— What you should do —
In the lines below, output everything from the first line through the line containing "const freeDistances = [0, 40];" exactly as it is. Pictures are not part of the output.

— Data section —
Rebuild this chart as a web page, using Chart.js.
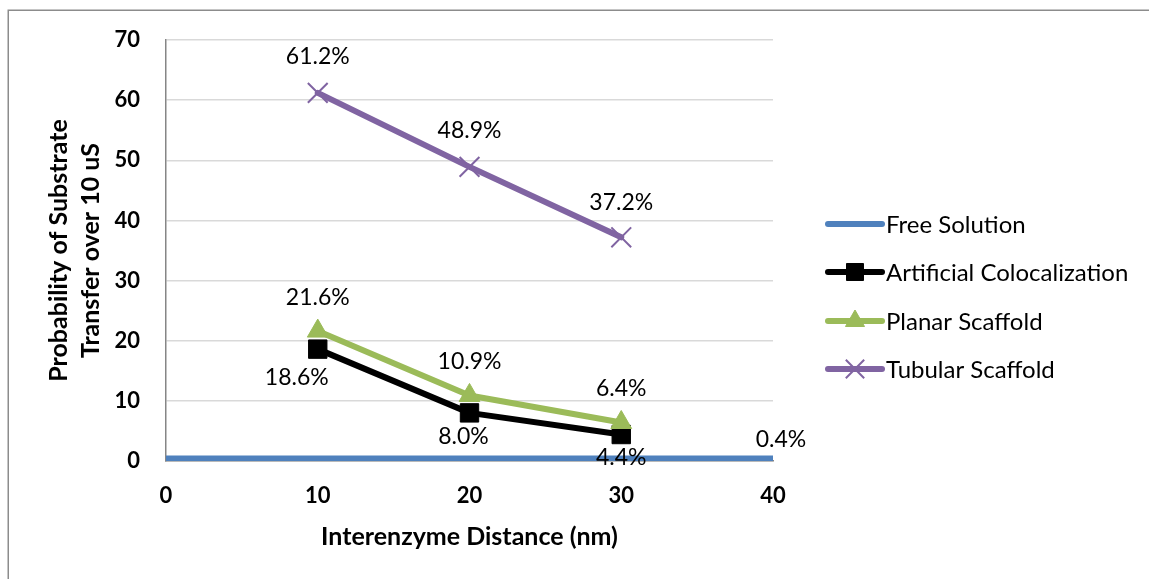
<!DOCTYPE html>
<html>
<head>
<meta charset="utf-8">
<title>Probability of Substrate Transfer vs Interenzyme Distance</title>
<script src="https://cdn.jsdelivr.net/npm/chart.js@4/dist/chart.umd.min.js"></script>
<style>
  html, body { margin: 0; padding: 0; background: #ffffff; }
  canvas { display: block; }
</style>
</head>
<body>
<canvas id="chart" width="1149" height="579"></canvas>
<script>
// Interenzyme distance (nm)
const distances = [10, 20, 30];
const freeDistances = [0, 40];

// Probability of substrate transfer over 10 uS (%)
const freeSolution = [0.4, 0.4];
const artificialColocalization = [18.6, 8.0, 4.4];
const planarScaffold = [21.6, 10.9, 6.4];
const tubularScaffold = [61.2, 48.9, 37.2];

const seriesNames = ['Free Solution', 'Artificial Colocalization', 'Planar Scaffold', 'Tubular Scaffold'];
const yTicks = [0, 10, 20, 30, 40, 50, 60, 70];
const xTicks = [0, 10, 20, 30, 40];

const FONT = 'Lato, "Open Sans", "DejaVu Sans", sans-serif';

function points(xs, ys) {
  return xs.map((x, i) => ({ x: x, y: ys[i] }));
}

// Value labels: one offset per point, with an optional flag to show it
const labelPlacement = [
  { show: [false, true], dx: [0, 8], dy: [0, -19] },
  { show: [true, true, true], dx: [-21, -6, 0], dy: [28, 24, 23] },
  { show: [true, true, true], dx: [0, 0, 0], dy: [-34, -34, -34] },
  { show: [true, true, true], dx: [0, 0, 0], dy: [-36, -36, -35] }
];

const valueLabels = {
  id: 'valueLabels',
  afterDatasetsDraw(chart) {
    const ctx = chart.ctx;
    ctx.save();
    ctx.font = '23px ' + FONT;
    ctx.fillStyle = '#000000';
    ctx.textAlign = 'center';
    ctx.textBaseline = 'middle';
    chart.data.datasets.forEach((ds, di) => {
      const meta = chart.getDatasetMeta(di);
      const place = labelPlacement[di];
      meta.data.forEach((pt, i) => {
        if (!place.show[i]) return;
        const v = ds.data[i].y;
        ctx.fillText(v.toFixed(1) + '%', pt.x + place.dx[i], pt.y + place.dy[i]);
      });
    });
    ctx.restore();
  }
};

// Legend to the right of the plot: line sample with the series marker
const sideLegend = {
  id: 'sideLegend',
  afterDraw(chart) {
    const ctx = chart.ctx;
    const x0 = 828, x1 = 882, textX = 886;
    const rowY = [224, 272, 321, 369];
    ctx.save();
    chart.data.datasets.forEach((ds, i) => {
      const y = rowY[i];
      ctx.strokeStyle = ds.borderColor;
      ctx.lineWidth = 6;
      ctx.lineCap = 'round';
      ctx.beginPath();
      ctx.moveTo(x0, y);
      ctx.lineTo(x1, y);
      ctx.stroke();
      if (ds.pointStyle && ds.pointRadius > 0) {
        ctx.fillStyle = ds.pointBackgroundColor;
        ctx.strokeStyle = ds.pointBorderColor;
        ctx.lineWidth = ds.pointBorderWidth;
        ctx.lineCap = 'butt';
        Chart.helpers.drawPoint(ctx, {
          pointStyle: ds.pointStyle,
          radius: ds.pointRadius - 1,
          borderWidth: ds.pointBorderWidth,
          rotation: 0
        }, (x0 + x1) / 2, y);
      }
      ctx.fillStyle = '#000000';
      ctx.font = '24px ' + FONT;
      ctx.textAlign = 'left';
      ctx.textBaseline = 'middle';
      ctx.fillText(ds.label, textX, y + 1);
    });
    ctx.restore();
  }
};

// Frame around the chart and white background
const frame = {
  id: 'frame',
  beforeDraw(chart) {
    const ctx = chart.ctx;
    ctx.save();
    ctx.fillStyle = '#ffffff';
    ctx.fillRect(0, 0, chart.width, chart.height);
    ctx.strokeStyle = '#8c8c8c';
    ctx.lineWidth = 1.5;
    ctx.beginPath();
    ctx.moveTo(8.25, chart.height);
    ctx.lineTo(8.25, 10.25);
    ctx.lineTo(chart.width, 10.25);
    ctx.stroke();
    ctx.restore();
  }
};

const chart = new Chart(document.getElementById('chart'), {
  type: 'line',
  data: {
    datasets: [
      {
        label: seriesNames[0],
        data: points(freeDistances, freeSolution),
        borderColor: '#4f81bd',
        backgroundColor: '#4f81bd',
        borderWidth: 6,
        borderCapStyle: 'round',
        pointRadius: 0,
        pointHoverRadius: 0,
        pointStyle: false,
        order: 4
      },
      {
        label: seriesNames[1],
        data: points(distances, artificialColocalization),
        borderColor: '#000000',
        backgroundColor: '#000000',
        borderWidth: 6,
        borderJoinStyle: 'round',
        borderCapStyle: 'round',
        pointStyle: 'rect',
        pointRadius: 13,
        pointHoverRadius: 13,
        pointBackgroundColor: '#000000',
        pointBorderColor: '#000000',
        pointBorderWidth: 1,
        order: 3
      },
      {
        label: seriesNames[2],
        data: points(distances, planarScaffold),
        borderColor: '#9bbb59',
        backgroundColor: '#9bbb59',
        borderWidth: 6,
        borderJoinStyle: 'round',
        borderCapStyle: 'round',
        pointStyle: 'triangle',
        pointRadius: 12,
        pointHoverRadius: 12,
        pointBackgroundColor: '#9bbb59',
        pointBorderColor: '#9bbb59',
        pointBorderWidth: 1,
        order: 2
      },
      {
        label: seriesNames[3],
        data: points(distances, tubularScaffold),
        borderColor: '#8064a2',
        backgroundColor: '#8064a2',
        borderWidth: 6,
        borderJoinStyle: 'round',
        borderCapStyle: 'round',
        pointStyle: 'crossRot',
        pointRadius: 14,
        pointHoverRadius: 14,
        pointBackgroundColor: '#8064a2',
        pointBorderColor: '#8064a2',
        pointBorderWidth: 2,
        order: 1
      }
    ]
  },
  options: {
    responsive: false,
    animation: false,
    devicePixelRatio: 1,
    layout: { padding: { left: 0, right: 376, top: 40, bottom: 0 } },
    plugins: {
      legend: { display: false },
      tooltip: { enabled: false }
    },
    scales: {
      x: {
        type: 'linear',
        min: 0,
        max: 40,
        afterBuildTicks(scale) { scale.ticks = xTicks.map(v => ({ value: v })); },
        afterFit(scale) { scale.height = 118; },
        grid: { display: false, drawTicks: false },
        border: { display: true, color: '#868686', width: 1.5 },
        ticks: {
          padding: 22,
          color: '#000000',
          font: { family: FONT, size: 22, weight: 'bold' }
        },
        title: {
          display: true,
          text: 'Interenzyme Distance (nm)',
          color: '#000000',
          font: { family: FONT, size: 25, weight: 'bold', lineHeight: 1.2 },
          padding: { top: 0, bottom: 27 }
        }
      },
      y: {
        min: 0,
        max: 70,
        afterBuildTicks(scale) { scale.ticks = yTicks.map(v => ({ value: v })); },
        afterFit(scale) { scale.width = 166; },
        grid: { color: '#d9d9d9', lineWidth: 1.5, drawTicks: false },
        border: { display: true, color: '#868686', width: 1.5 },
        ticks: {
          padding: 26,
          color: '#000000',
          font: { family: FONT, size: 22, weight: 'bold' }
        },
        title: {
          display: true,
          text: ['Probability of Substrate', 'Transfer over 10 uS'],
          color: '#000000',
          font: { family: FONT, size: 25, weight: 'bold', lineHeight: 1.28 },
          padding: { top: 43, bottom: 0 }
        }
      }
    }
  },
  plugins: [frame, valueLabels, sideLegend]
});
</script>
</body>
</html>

— Completed exercise —
Rebuild this chart as a web page, using Chart.js.
<!DOCTYPE html>
<html>
<head>
<meta charset="utf-8">
<title>Probability of Substrate Transfer vs Interenzyme Distance</title>
<script src="https://cdn.jsdelivr.net/npm/chart.js@4/dist/chart.umd.min.js"></script>
<style>
  html, body { margin: 0; padding: 0; background: #ffffff; }
  canvas { display: block; }
</style>
</head>
<body>
<canvas id="chart" width="1149" height="579"></canvas>
<script>
// Interenzyme distance (nm)
const distances = [10, 20, 30];
const freeDistances = [0, 40];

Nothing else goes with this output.